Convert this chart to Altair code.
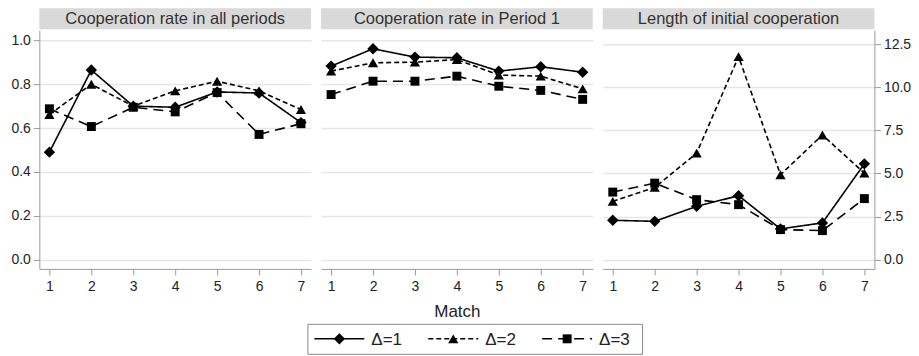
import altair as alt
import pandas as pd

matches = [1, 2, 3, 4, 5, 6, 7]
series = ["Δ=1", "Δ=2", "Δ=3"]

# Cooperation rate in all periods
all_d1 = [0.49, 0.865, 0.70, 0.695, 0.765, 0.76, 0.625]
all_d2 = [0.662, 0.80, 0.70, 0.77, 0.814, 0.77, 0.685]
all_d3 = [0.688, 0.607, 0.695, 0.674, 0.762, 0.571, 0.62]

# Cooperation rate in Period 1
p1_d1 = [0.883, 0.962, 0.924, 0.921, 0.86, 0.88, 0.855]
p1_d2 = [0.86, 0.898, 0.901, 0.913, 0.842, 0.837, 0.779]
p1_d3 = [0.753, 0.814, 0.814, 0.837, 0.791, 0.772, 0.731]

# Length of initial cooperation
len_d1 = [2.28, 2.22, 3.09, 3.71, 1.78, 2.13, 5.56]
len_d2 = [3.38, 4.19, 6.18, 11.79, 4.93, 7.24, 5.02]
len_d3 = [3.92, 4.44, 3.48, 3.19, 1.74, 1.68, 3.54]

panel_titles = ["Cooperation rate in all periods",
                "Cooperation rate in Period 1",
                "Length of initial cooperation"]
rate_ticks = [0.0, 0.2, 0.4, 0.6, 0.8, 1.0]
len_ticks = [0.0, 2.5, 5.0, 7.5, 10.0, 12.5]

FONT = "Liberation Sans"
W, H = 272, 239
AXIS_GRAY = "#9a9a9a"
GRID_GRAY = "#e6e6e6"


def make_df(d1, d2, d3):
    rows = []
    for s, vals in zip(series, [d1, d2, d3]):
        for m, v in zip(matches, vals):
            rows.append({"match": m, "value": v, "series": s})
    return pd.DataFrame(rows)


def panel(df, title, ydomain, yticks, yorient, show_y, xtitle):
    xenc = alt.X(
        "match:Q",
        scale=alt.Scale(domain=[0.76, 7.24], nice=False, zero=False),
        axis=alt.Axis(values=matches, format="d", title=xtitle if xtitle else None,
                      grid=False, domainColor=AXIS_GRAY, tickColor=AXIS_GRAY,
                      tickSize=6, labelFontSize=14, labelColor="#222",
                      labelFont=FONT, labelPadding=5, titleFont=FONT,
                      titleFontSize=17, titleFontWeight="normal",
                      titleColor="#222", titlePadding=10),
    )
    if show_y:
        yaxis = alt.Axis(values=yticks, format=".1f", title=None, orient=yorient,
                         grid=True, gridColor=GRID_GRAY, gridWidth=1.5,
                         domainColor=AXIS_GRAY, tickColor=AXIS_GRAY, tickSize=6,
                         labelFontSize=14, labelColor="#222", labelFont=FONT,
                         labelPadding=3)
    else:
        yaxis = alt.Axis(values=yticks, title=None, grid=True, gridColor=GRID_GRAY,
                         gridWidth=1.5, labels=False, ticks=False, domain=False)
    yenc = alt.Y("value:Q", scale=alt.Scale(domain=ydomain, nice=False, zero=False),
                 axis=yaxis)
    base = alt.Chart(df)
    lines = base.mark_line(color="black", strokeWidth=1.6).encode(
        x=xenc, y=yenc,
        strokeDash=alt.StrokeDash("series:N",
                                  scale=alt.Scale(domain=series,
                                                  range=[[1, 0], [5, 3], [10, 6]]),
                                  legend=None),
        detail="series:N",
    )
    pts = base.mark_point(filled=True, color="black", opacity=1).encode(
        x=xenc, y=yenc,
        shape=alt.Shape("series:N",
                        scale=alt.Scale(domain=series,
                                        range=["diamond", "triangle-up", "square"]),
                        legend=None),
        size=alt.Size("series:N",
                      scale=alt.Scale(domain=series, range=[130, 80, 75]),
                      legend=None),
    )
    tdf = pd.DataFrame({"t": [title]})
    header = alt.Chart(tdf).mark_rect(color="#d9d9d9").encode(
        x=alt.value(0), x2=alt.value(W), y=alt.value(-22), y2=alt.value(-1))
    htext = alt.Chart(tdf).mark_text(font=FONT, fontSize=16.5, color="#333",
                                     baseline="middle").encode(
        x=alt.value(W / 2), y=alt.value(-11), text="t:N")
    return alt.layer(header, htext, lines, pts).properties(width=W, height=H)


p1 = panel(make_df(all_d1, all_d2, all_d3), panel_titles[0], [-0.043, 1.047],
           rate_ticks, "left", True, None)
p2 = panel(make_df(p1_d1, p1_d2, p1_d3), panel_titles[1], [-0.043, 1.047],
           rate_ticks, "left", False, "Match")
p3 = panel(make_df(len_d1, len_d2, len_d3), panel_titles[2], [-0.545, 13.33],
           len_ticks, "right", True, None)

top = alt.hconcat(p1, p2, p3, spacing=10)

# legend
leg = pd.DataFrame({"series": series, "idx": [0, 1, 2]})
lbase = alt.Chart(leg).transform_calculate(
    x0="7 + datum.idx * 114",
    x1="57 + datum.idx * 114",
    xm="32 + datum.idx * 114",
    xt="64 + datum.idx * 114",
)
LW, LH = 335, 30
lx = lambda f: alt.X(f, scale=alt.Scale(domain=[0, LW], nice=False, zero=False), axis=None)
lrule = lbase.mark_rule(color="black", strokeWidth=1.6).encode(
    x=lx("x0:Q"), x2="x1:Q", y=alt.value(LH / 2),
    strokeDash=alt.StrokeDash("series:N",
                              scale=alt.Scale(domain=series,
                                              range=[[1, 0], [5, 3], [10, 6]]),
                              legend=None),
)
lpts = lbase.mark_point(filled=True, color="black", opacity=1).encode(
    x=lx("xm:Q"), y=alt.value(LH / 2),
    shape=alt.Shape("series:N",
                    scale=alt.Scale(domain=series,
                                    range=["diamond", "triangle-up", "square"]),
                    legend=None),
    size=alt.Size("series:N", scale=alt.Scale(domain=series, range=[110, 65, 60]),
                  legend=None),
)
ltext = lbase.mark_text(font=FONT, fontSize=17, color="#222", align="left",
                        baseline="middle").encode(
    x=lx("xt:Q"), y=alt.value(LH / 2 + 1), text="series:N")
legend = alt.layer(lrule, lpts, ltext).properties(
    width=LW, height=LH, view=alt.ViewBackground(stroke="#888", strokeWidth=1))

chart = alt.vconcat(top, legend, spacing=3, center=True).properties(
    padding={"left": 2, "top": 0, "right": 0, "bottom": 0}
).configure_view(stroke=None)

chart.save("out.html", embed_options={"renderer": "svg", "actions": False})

=-=-=-=-=

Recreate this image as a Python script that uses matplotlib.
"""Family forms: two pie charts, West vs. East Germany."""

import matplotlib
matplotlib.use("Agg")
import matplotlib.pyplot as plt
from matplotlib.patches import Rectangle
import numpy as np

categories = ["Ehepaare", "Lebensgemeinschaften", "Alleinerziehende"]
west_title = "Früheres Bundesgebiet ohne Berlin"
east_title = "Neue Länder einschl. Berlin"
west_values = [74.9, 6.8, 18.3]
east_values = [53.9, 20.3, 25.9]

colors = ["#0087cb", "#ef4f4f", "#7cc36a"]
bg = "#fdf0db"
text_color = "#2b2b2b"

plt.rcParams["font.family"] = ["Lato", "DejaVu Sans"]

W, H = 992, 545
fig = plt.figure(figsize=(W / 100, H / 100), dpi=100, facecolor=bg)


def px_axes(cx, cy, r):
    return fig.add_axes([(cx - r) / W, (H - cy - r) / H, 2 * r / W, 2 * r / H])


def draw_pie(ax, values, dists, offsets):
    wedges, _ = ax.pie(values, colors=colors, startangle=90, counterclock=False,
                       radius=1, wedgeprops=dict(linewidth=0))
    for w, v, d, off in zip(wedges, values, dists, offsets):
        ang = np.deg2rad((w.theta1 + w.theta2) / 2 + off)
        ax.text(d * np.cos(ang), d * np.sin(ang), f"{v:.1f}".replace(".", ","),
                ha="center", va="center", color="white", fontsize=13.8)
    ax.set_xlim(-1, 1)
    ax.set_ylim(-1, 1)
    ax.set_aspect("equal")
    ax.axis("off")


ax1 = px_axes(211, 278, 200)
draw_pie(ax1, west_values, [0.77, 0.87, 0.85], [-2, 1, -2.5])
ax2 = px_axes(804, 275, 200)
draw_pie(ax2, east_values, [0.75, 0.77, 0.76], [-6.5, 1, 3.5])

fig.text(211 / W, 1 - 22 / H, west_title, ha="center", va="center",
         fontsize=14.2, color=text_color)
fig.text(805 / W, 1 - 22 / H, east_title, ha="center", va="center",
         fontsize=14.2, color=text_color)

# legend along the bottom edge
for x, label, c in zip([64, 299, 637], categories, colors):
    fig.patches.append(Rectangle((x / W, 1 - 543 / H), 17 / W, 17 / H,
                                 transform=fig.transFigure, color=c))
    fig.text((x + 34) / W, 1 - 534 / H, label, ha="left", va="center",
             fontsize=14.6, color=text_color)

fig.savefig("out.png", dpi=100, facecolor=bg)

=-=-=-=-=

■ WHAT IS ASKED ■
Show the lines of the data that hold the word "matplotlib".

■ TASK SOLUTION ■
Recreate this image as a Python script that uses matplotlib.
import matplotlib
matplotlib.use("Agg")
import matplotlib.pyplot as plt
from matplotlib.patches import Rectangle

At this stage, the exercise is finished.